I don’t know where I’ve been the past six Advents at IBC, but this year, I’ve been given the gift of Advent and the gift of hope. This year, I finally see why we need Advent—the season in which the church celebrates Christ’s first coming while also eagerly anticipating his second coming.

Because here’s the truth. We don’t realize our immense need and desperate longing for the light unless we’ve first seen the gravity and weight of the inky darkness.

And in just the past few months, there’s been a lot of darkness in my life and family. My beloved Granddad passed away unexpectedly, I’m facing some health problems, and a close family member still remains bed-ridden two years later. My heart aches with pain, and hurts for those who are suffering, grieving, ill, and losing their last shreds of hope.

Numerous times I’ve heard myself telling others, “I’m so sorry that you’re going though this. This is not the way it’s meant to be.”

It’s not meant to be this way, you know. We were created to walk in the light. To know God intimately and to be his image-bearers. And yet, because of the Fall, our world is now one of darkness where sickness, death, despair, and poverty reign.

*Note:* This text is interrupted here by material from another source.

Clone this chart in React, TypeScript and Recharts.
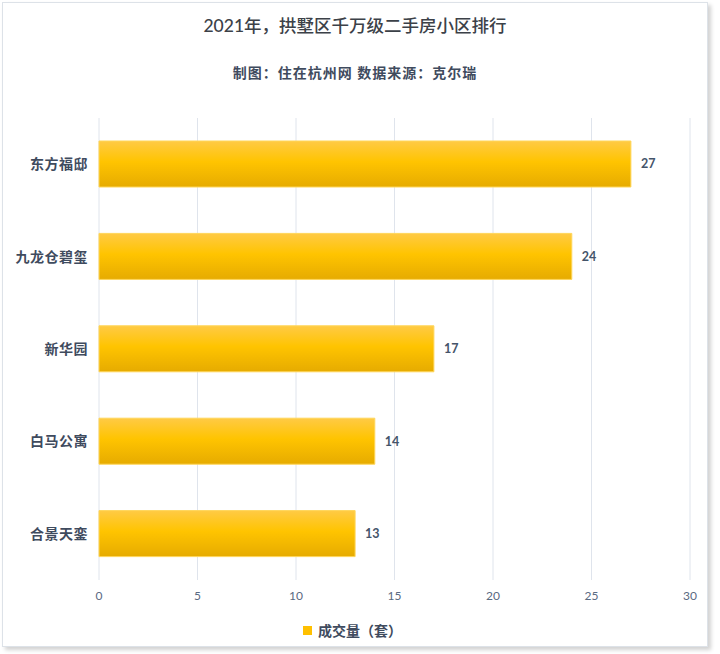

And it’s in the midst of this tension, in the midst of wrestling with the way things were meant to be, but aren’t, that we find Christ—our one and only hope.

Isaiah 9:2 reads:
“The people walking in darkness have seen a great light;
on those living in the land of deep darkness a light has dawned.”

In one short verse, the entire Gospel and the season of Advent are summed up. We, just like the exiled Israelites who longed for a Savior and King, are a broken and sinful people. We all desperately need healing and redemption from the darkness. And yet, because of who he is and his great love for us, God did not leave us alone in the shadows to try to fight and claw our way out. The Father sent his Son, the light of the world, to redeem us from the darkness and to reconcile us back to himself.

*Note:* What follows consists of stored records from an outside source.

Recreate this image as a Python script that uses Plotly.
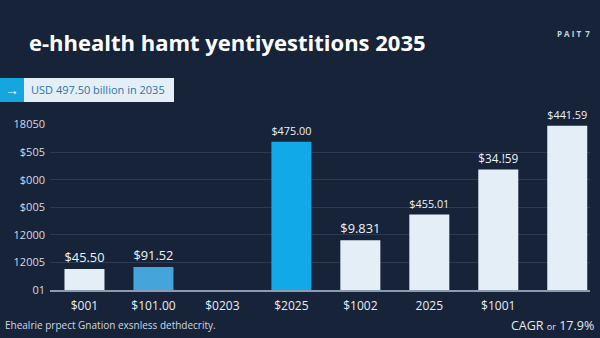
import plotly.graph_objects as go

# ---- data ----
categories = ["$001", "$101.00", "$0203", "$2025", "$1002", "2025", "$1001", " "]
values = [0.76, 0.83, 0.0, 5.38, 1.80, 2.74, 4.37, 5.96]
bar_labels = ["$45.50", "$91.52", "", "$475.00", "$9.831", "$455.01", "$34.!59", "$441.59"]
bar_colors = ["#e4eef7", "#45a5da", "#e4eef7", "#12a9e8", "#e4eef7", "#e4eef7", "#e4eef7", "#e4eef7"]
y_tickvals = [0, 1, 2, 3, 4, 5, 6]
y_ticktext = ["01", "12005", "12000", "$005", "$000", "$505", "18050"]

title_text = "e-hhealth hamt yentiyestitions 2035"
banner_text = "USD 497.50 billion in 2035"
footer_text = "Ehealrie prpect Gnation exsnless dethdecrity."
cagr_text = "CAGR <span style='font-size:9px'>or</span> 17.9%"

BG = "#172339"
FONT = "Open Sans"

fig = go.Figure()
fig.add_trace(go.Bar(
    x=categories, y=values,
    marker=dict(color=bar_colors, line=dict(width=0)),
    text=bar_labels, textposition="outside",
    textfont=dict(family=FONT, size=13, color="#eef3f8"),
    cliponaxis=False, width=0.58,
))

fig.update_layout(
    width=600, height=338,
    paper_bgcolor=BG, plot_bgcolor=BG,
    margin=dict(l=50, r=10, t=124, b=48),
    showlegend=False,
    font=dict(family=FONT, color="#e6ecf3"),
    xaxis=dict(
        type="category", range=[-0.5, 7.33],
        showgrid=False, zeroline=False,
        showline=True, linecolor="#8c9bb0", linewidth=1.5,
        ticks="", tickfont=dict(size=12, color="#e8eef5"),
        ticklabelstandoff=4,
        fixedrange=True,
    ),
    yaxis=dict(
        range=[0, 6.02],
        tickvals=y_tickvals, ticktext=y_ticktext,
        showgrid=True, gridcolor="#2c3b53", gridwidth=1,
        zeroline=False, showline=False,
        ticks="", tickfont=dict(size=11, color="#d3dbe5"),
        ticklabelstandoff=4,
    ),
)

PW, PH = 540.0, 166.0
def px(x):
    return (x - 50) / PW
def py(y):
    return (290 - y) / PH

# banner boxes
fig.add_shape(type="rect", xref="paper", yref="paper", layer="above",
              x0=px(0), x1=px(24), y0=py(102), y1=py(78),
              fillcolor="#16a6de", line=dict(width=0))
fig.add_shape(type="rect", xref="paper", yref="paper", layer="above",
              x0=px(24), x1=px(174), y0=py(102), y1=py(78),
              fillcolor="#e3eef6", line=dict(width=0))
fig.add_annotation(xref="paper", yref="paper", x=px(12), y=py(90),
                   xanchor="center", yanchor="middle", text="→", showarrow=False,
                   font=dict(family=FONT, size=14, color="#ffffff"))
fig.add_annotation(xref="paper", yref="paper", x=px(29), y=py(90),
                   xanchor="left", yanchor="middle", text=banner_text, showarrow=False,
                   font=dict(family=FONT, size=11, color="#2b74a3"))

# title
fig.add_annotation(xref="paper", yref="paper", x=px(27), y=py(42),
                   xanchor="left", yanchor="middle",
                   text="<b>" + title_text + "</b>", showarrow=False,
                   font=dict(family=FONT, size=22, color="#ffffff"))
# page tag
fig.add_annotation(xref="paper", yref="paper", x=px(592), y=py(34),
                   xanchor="right", yanchor="middle",
                   text="<b>P A I T  7</b>", showarrow=False,
                   font=dict(family=FONT, size=8, color="#c9d3df"))

# footer
fig.add_annotation(xref="paper", yref="paper", x=px(3), y=py(325),
                   xanchor="left", yanchor="middle", text=footer_text, showarrow=False,
                   font=dict(family=FONT, size=10, color="#cfd8e3"))
fig.add_annotation(xref="paper", yref="paper", x=px(596), y=py(325),
                   xanchor="right", yanchor="middle", text=cagr_text, showarrow=False,
                   font=dict(family=FONT, size=12.5, color="#e4eaf1"))

fig.write_html("out.html")
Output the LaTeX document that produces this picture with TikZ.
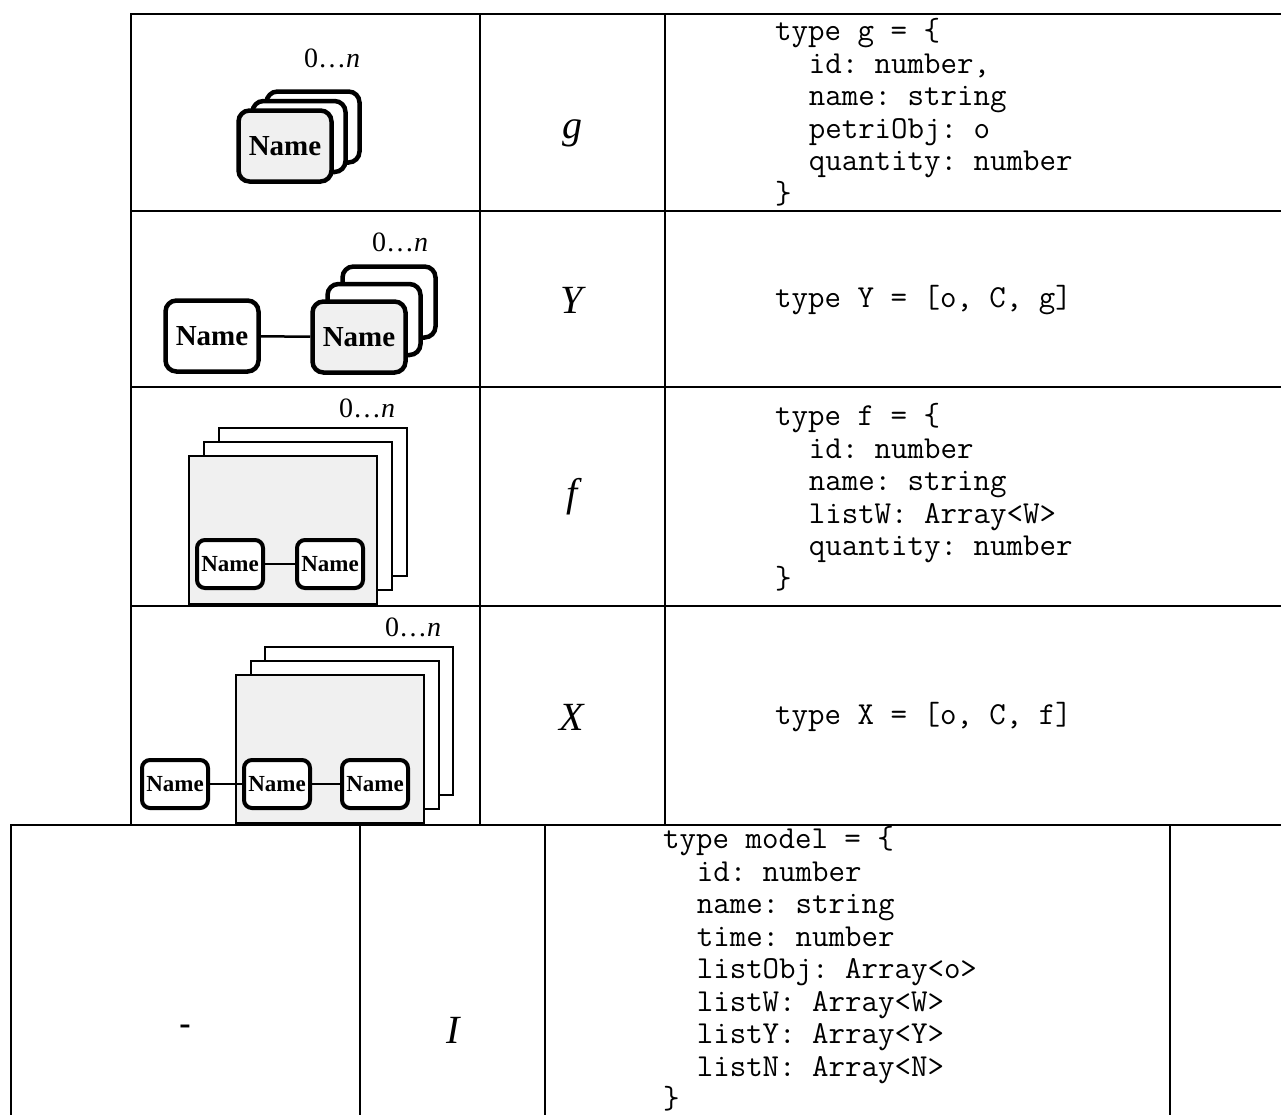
\documentclass[tikz,border=0pt]{standalone}
\usepackage{fontspec}
\setmainfont{Liberation Serif}
\usetikzlibrary{positioning}

\definecolor{cardgray}{RGB}{240,240,240}
\newcommand\codeind{\hspace*{33.6pt}}
\tikzset{
  card/.style={draw, line width=4.5pt, rounded corners=11pt, fill=white, minimum width=93pt,
    minimum height=71pt, inner sep=0pt, font=\bfseries\fontsize{29}{29}\selectfont},
  smallcard/.style={card, line width=4pt, rounded corners=8pt, minimum width=66pt,
    minimum height=48pt, font=\bfseries\fontsize{23}{23}\selectfont},
  sheet/.style={draw, line width=2pt, fill=white, minimum width=188pt, minimum height=148pt, inner sep=0pt},
  mult/.style={font=\fontsize{28}{28}\selectfont},
  symb/.style={font=\itshape\fontsize{40}{40}\selectfont},
  codetext/.style={font=\ttfamily\frenchspacing\fontsize{32}{32.5}\selectfont, align=left, anchor=west, inner sep=0pt},
  rule/.style={line width=2.7pt},
  wire/.style={line width=2.5pt}
}

\begin{document}
\begin{tikzpicture}[x=1pt, y=-1pt]
  \useasboundingbox (0,0) rectangle (1281,1114);
  \clip (0,0) rectangle (1281,1114);

  % g
  \foreach \k in {2,1}
    \node[card] (g\k) at (285+14*\k,146-9.5*\k) {};
  \node[card, fill=cardgray] (g0) at (285,146) {Name};
  \node[mult] (gn) at (332,58) {0\ldots\textit{n}};

  % Y
  \node[card] (Yo) at (212,336) {Name};
  \foreach \k in {2,1}
    \node[card] (Y\k) at (359+15*\k,337-17.5*\k) {};
  \node[card, fill=cardgray] (Y0) at (359,337) {Name};
  \draw[wire] (Yo) -- (Y0);
  \node[mult] (Yn) at (400,242) {0\ldots\textit{n}};

  % f
  \foreach \k in {2,1}
    \node[sheet] (f\k) at (283+15*\k,530-14*\k) {};
  \node[sheet, fill=cardgray] (f0) at (283,530) {};
  \node[smallcard] (fa) at (230,564) {Name};
  \node[smallcard] (fb) at (330,564) {Name};
  \draw[wire] (fa) -- (fb);
  \node[mult] (fn) at (367,408) {0\ldots\textit{n}};

  % X
  \foreach \k in {2,1}
    \node[sheet] (X\k) at (330+14.5*\k,749-14*\k) {};
  \node[sheet, fill=cardgray] (X0) at (330,749) {};
  \node[smallcard] (Xo) at (175,784) {Name};
  \node[smallcard] (Xa) at (277,784) {Name};
  \node[smallcard] (Xb) at (375,784) {Name};
  \draw[wire] (Xo) -- (Xa) (Xa) -- (Xb);
  \node[mult] (Xn) at (413,627) {0\ldots\textit{n}};

  \node[symb] (lg) at (572,133) {g};
  \node[symb] (lY) at (572,300) {Y};
  \node[symb] (lf) at (572,497) {f};
  \node[symb] (lX) at (572,717) {X};
  \node[symb] (lI) at (453,1030) {I};
  \node[mult, font=\bfseries\fontsize{34}{34}\selectfont] (dash) at (185,1030) {-};

  \node[codetext] (cg) at (775,112) {type g = \{\\
    \codeind id: number,\\
    \codeind name: string\\
    \codeind petriObj: o\\
    \codeind quantity: number\\
    \}};
  \node[codetext] (cY) at (775,300) {type Y = [o, C, g]};
  \node[codetext] (cf) at (775,497) {type f = \{\\
    \codeind id: number\\
    \codeind name: string\\
    \codeind listW: Array<W>\\
    \codeind quantity: number\\
    \}};
  \node[codetext] (cX) at (775,717) {type X = [o, C, f]};
  \node[codetext] (cI) at (663,969) {type model = \{\\
    \codeind id: number\\
    \codeind name: string\\
    \codeind time: number\\
    \codeind listObj: Array<o>\\
    \codeind listW: Array<W>\\
    \codeind listY: Array<Y>\\
    \codeind listN: Array<N>\\
    \}};

  \draw[rule] (131,825) -- (131,14) -- (1290,14);
  \foreach \y in {211,387,606}
    \draw[rule] (131,\y) -- (1290,\y);
  \foreach \x in {480,665}
    \draw[rule] (\x,14) -- (\x,825);
  \draw[rule] (11,1120) -- (11,825) -- (1290,825);
  \foreach \x in {360,545,1170}
    \draw[rule] (\x,825) -- (\x,1120);
\end{tikzpicture}
\end{document}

And in this we take hope. I take hope because “the light shines in the darkness, and the darkness has not overcome it” (John 1:5). Because even though things are still not as they were meant to be, a day is coming when all will be made right. Christ, our triumphant King, will return, and on that glorious day everything in heaven and on earth will “declare the praises of him who called you out of darkness into his wonderful light” (1 Peter 2:9).

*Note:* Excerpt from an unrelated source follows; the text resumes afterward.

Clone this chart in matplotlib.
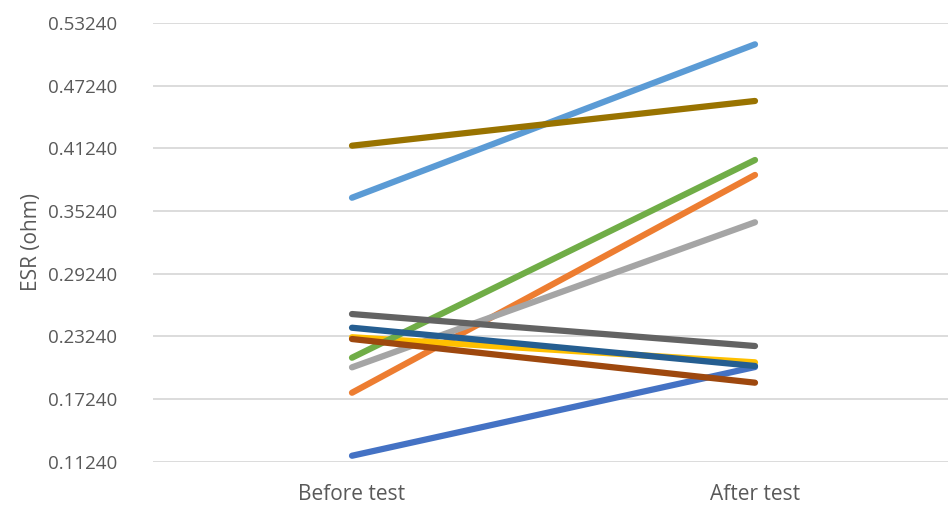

My prayer is that you too would experience the gift of Advent and the gift of hope in Christ. Together, may we be people of the Light. People who celebrate Christ’s first coming and savor the costly gift of salvation. People who eagerly anticipate Christ’s second coming. People who in the midst of great darkness can point to the light and say, “Yes, this is not the way it was meant to be, but let me tell you about the Light.”